Ebbene, da ciò sembrerebbe che si possa essere sulle traccie della storica tradizione concernente la Messa del Papa Gregorio. Risulta infatti dalla detta citazione che un Papa Urbano istituì una Messa il cui Introito è presumibilmente Nos autem gloriari oportet in cruce Domini nostri Jesu Christi. È un fatto curioso che un cosiffatto Ufficio della Santa Croce fu verisimilmente introdotto da Papa Gregorio XI, nel 1377 (V. Baronio ad annum) e, sapendo noi che il successore di quel Papa fu Urbano VI, ciò insinuerebbe, almeno come remota possibilità, che il Gregorio al quale in origine fu attribuita la manifestazione del Cristo sofferente, possa essere un altro e molto più moderno Gregorio, e che il Papa Gregorio magno fu solo introdotto in forza di quella legge dell’habenti debitur che presiede a tutta l’agiologia popolare. Nulla può meglio essere stabilito che il fatto che i leggendarii eroi invariabilmente attrassero a sè fatti altrui, specialmente quando una identità di nomi e di ufficio intervenga a facilitarne il processo.
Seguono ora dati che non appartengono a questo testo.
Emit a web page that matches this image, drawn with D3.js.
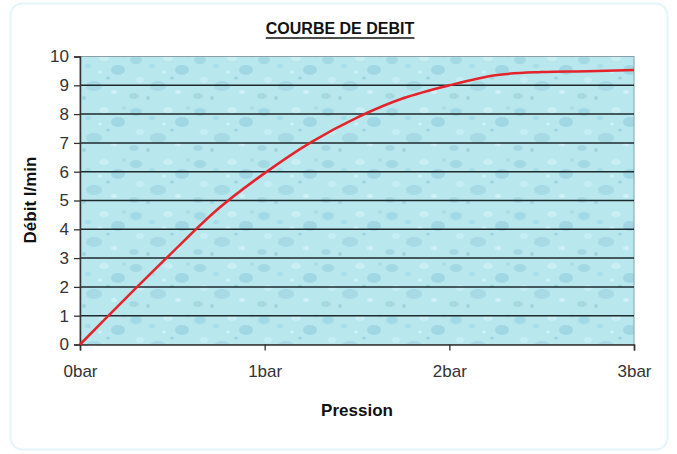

Tuttavia non saremo noi che esigeremo si giuri sulla nostra parola. Potrebbe darsi il caso d’una ben diversa soluzione del problema, che saremmo felici di conoscere e di adottare quando sia più soddisfacente della nostra. Intanto siamo ben lieti di avere messa innanzi questa qualunque spiegazione: è già molto aver fatto dei passi per dilucidare oscurità liturgiche e storiche come quelle della «Messa di S. Gregorio», e di aver fatto di tutto per eccitare, provocare gli studiosi a rivedere, a trovare di meglio, se c’è.